Instructions to follow. From the first line of the data below through the line holding "(hours) at (463,80)", output each line exactly and leave the pictures out.

(Source code of charts)
━━━━━━━━

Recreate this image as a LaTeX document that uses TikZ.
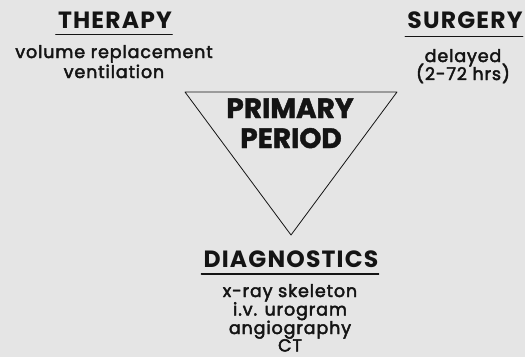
\documentclass[tikz,border=0pt]{standalone}
\usepackage{fontspec}
\setmainfont{Poppins}
\newfontfamily\headfont{Poppins}[LetterSpace=5]
\newfontfamily\itemfont{Poppins}[LetterSpace=5, FakeBold=2.6]
\newfontfamily\periodfont{Poppins}[FakeBold=1.5]
\usetikzlibrary{positioning}

\definecolor{paper}{RGB}{229,229,229}
\definecolor{ink}{RGB}{20,20,20}

\begin{document}
\begin{tikzpicture}[
  x=1bp, y=-1bp,
  line cap=round,
  line join=round,
  head/.style={anchor=base, text=ink, inner sep=0pt, font=\headfont\bfseries\fontsize{23.5bp}{26bp}\selectfont},
  item/.style={anchor=base, text=ink, inner sep=0pt, font=\itemfont\fontsize{17.5bp}{20bp}\selectfont},
  period/.style={anchor=base, text=ink, inner sep=0pt, font=\periodfont\bfseries\fontsize{28bp}{30bp}\selectfont},
  rule/.style={draw=ink, line width=1.4pt},
  outline/.style={draw=ink, line width=0.8pt}
]

% Page and background.
\fill[paper] (0,0) rectangle (525,357);
\useasboundingbox (0,0) rectangle (525,357);

% Central triangle.
\coordinate (tl) at (185,92);
\coordinate (tr) at (397,92);
\coordinate (tb) at (291,235);
\draw[outline] (tl) -- (tr) -- (tb) -- cycle;
\node[period] (primary) at (290,118) {PRIMARY};
\node[period] (period) at (291,148) {PERIOD};

% Therapy.
\node[head] (therapy) at (115,28) {THERAPY};
\draw[rule] ([xshift=-2bp,yshift=-6.5bp]therapy.base west) -- ([yshift=-6.5bp]therapy.base east);
\node[item] (volume) at (114,58) {volume replacement};
\node[item] (vent) at (114,78) {ventilation};

% Surgery.
\node[head] (surgery) at (465,28) {SURGERY};
\draw[rule] ([xshift=-2bp,yshift=-8.5bp]surgery.base west) -- ([yshift=-8.5bp]surgery.base east);
\node[item] (delayed) at (463,62) {delayed};
\node[item] (hours) at (463,80) {(2-72 hrs)};

% Diagnostics.
\node[head] (diag) at (291,267) {DIAGNOSTICS};
\draw[rule] ([xshift=-2bp,yshift=-7bp]diag.base west) -- ([yshift=-7bp]diag.base east);
\node[item] (xray) at (290,297) {x-ray skeleton};
\node[item] (urogram) at (290,315.5) {i.v. urogram};
\node[item] (angio) at (290,334) {angiography};
\node[item] (ct) at (290,351.5) {CT};

\end{tikzpicture}
\end{document}
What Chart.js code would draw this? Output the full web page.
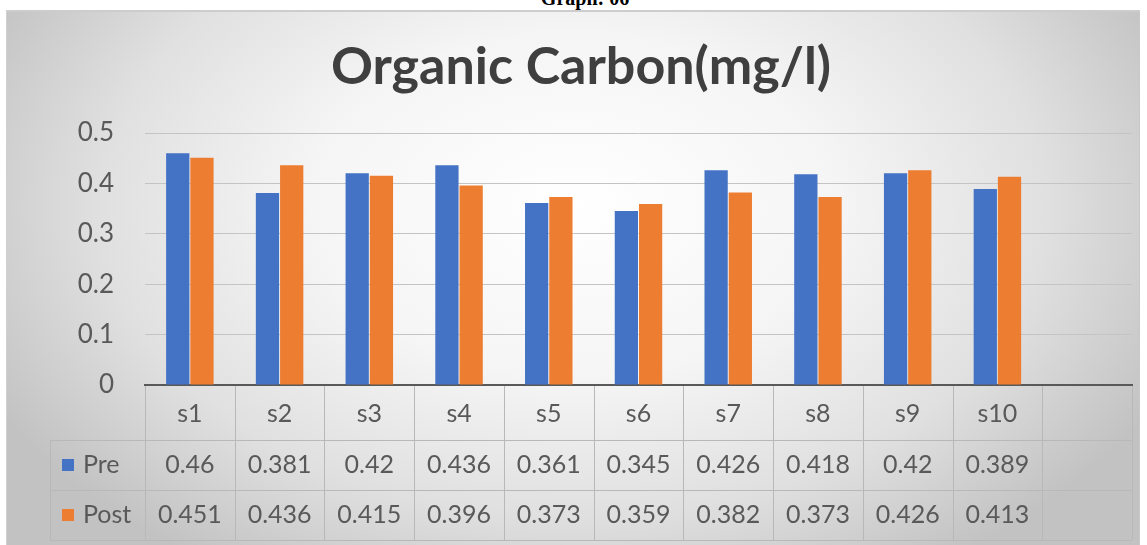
<!DOCTYPE html>
<html>
<head>
<meta charset="utf-8">
<script src="https://cdn.jsdelivr.net/npm/chart.js@4"></script>
<style>
  html,body{margin:0;padding:0;background:#fff;width:1147px;height:545px;overflow:hidden;}
  #frame{position:absolute;left:6px;top:10px;width:1134px;height:540px;box-sizing:border-box;
    border-top:2px solid #cdcdcd;border-left:1px solid #d0d0d0;border-right:1px solid #c8c8c8;
    background:radial-gradient(ellipse 58% 80% at 50% 36%, #ffffff 0%, #f5f5f5 40%, #e0e0e0 72%, #c2c2c2 100%);}
  #cap{position:absolute;left:0;width:1170px;top:-13px;text-align:center;font:bold 20px "Liberation Serif",serif;color:#000;}
  canvas{position:absolute;left:0;top:0;}
</style>
</head>
<body>
<div id="frame"></div>
<div id="cap">Graph: 06</div>
<canvas id="c" width="1147" height="545"></canvas>
<script>
const categories = ['s1','s2','s3','s4','s5','s6','s7','s8','s9','s10',''];
const seriesNames = ['Pre','Post'];
const preValues  = [0.46, 0.381, 0.42, 0.436, 0.361, 0.345, 0.426, 0.418, 0.42, 0.389, null];
const postValues = [0.451, 0.436, 0.415, 0.396, 0.373, 0.359, 0.382, 0.373, 0.426, 0.413, null];
const preLabels  = ['0.46','0.381','0.42','0.436','0.361','0.345','0.426','0.418','0.42','0.389',''];
const postLabels = ['0.451','0.436','0.415','0.396','0.373','0.359','0.382','0.373','0.426','0.413',''];
const titleText = 'Organic Carbon(mg/l)';
const colors = ['#4472C4','#ED7D31'];

const FONT = 'Lato, "Open Sans", sans-serif';
const TEXT = '#595959';

const tablePlugin = {
  id: 'dataTable',
  afterDraw(chart) {
    const ctx = chart.ctx;
    const xs = chart.scales.x;
    const top = chart.chartArea.bottom;
    const rows = [top, top + 55, top + 105, top + 155];
    const n = categories.length;
    const bounds = [xs.left];
    for (let i = 1; i < n; i++) bounds.push((xs.getPixelForTick(i - 1) + xs.getPixelForTick(i)) / 2);
    bounds.push(xs.right);
    const legLeft = 50;
    ctx.save();
    ctx.strokeStyle = '#b8b8b8';
    ctx.lineWidth = 1;
    ctx.beginPath();
    ctx.moveTo(legLeft, rows[1] + 0.5); ctx.lineTo(xs.right, rows[1] + 0.5);
    ctx.moveTo(legLeft, rows[2] + 0.5); ctx.lineTo(xs.right, rows[2] + 0.5);
    ctx.moveTo(legLeft, rows[3] + 0.5); ctx.lineTo(xs.right, rows[3] + 0.5);
    bounds.forEach(b => { const bx = Math.round(b) + 0.5; ctx.moveTo(bx, rows[0] + 1); ctx.lineTo(bx, rows[3]); });
    ctx.moveTo(legLeft + 0.5, rows[1]); ctx.lineTo(legLeft + 0.5, rows[3]);
    ctx.stroke();

    ctx.fillStyle = TEXT;
    ctx.font = '25px ' + FONT;
    ctx.textAlign = 'center';
    ctx.textBaseline = 'middle';
    const rowMid = [ (rows[0] + rows[1]) / 2 + 1, (rows[1] + rows[2]) / 2, (rows[2] + rows[3]) / 2 ];
    for (let i = 0; i < n; i++) {
      const cx = xs.getPixelForTick(i);
      ctx.fillText(categories[i], cx, rowMid[0]);
      ctx.fillText(preLabels[i], cx, rowMid[1]);
      ctx.fillText(postLabels[i], cx, rowMid[2]);
    }
    [1, 2].forEach((r, k) => {
      ctx.fillStyle = colors[k];
      ctx.fillRect(62, rowMid[r] - 6, 12, 12);
      ctx.fillStyle = TEXT;
      ctx.textAlign = 'left';
      ctx.fillText(seriesNames[k], 83, rowMid[r]);
    });
    ctx.restore();
  }
};

new Chart(document.getElementById('c'), {
  type: 'bar',
  data: {
    labels: categories,
    datasets: [
      { label: seriesNames[0], data: preValues, backgroundColor: colors[0], barPercentage: 0.96, categoryPercentage: 0.54 },
      { label: seriesNames[1], data: postValues, backgroundColor: colors[1], barPercentage: 0.96, categoryPercentage: 0.54 }
    ]
  },
  options: {
    responsive: false,
    devicePixelRatio: 1,
    animation: false,
    layout: { padding: { top: 10, left: 30, right: 15, bottom: 160 } },
    plugins: {
      legend: { display: false },
      tooltip: { enabled: false },
      title: {
        display: true, text: titleText, color: '#3f3f3f',
        font: { family: FONT, size: 52, weight: 'bold', lineHeight: 1.2 },
        padding: { top: 26, bottom: 34.6 }
      }
    },
    scales: {
      x: {
        offset: true,
        grid: { display: false },
        ticks: { display: false },
        border: { display: true, color: '#595959', width: 2 },
        afterFit: s => { s.height = 0; }
      },
      y: {
        min: 0, max: 0.5,
        ticks: { stepSize: 0.1, color: TEXT, font: { family: FONT, size: 26 }, padding: 31 },
        grid: { color: '#c4c4c4', drawTicks: false, lineWidth: 1 },
        border: { display: false },
        afterFit: s => { s.width = 115; }
      }
    }
  },
  plugins: [tablePlugin]
});
</script>
</body>
</html>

━━━━━━━━

Answer to the exercise.
Recreate this image as a LaTeX document that uses TikZ.
\documentclass[tikz,border=0pt]{standalone}
\usepackage{fontspec}
\setmainfont{Poppins}
\newfontfamily\headfont{Poppins}[LetterSpace=5]
\newfontfamily\itemfont{Poppins}[LetterSpace=5, FakeBold=2.6]
\newfontfamily\periodfont{Poppins}[FakeBold=1.5]
\usetikzlibrary{positioning}

\definecolor{paper}{RGB}{229,229,229}
\definecolor{ink}{RGB}{20,20,20}

\begin{document}
\begin{tikzpicture}[
  x=1bp, y=-1bp,
  line cap=round,
  line join=round,
  head/.style={anchor=base, text=ink, inner sep=0pt, font=\headfont\bfseries\fontsize{23.5bp}{26bp}\selectfont},
  item/.style={anchor=base, text=ink, inner sep=0pt, font=\itemfont\fontsize{17.5bp}{20bp}\selectfont},
  period/.style={anchor=base, text=ink, inner sep=0pt, font=\periodfont\bfseries\fontsize{28bp}{30bp}\selectfont},
  rule/.style={draw=ink, line width=1.4pt},
  outline/.style={draw=ink, line width=0.8pt}
]

% Page and background.
\fill[paper] (0,0) rectangle (525,357);
\useasboundingbox (0,0) rectangle (525,357);

% Central triangle.
\coordinate (tl) at (185,92);
\coordinate (tr) at (397,92);
\coordinate (tb) at (291,235);
\draw[outline] (tl) -- (tr) -- (tb) -- cycle;
\node[period] (primary) at (290,118) {PRIMARY};
\node[period] (period) at (291,148) {PERIOD};

% Therapy.
\node[head] (therapy) at (115,28) {THERAPY};
\draw[rule] ([xshift=-2bp,yshift=-6.5bp]therapy.base west) -- ([yshift=-6.5bp]therapy.base east);
\node[item] (volume) at (114,58) {volume replacement};
\node[item] (vent) at (114,78) {ventilation};

% Surgery.
\node[head] (surgery) at (465,28) {SURGERY};
\draw[rule] ([xshift=-2bp,yshift=-8.5bp]surgery.base west) -- ([yshift=-8.5bp]surgery.base east);
\node[item] (delayed) at (463,62) {delayed};
\node[item] (hours) at (463,80) {(2-72 hrs)};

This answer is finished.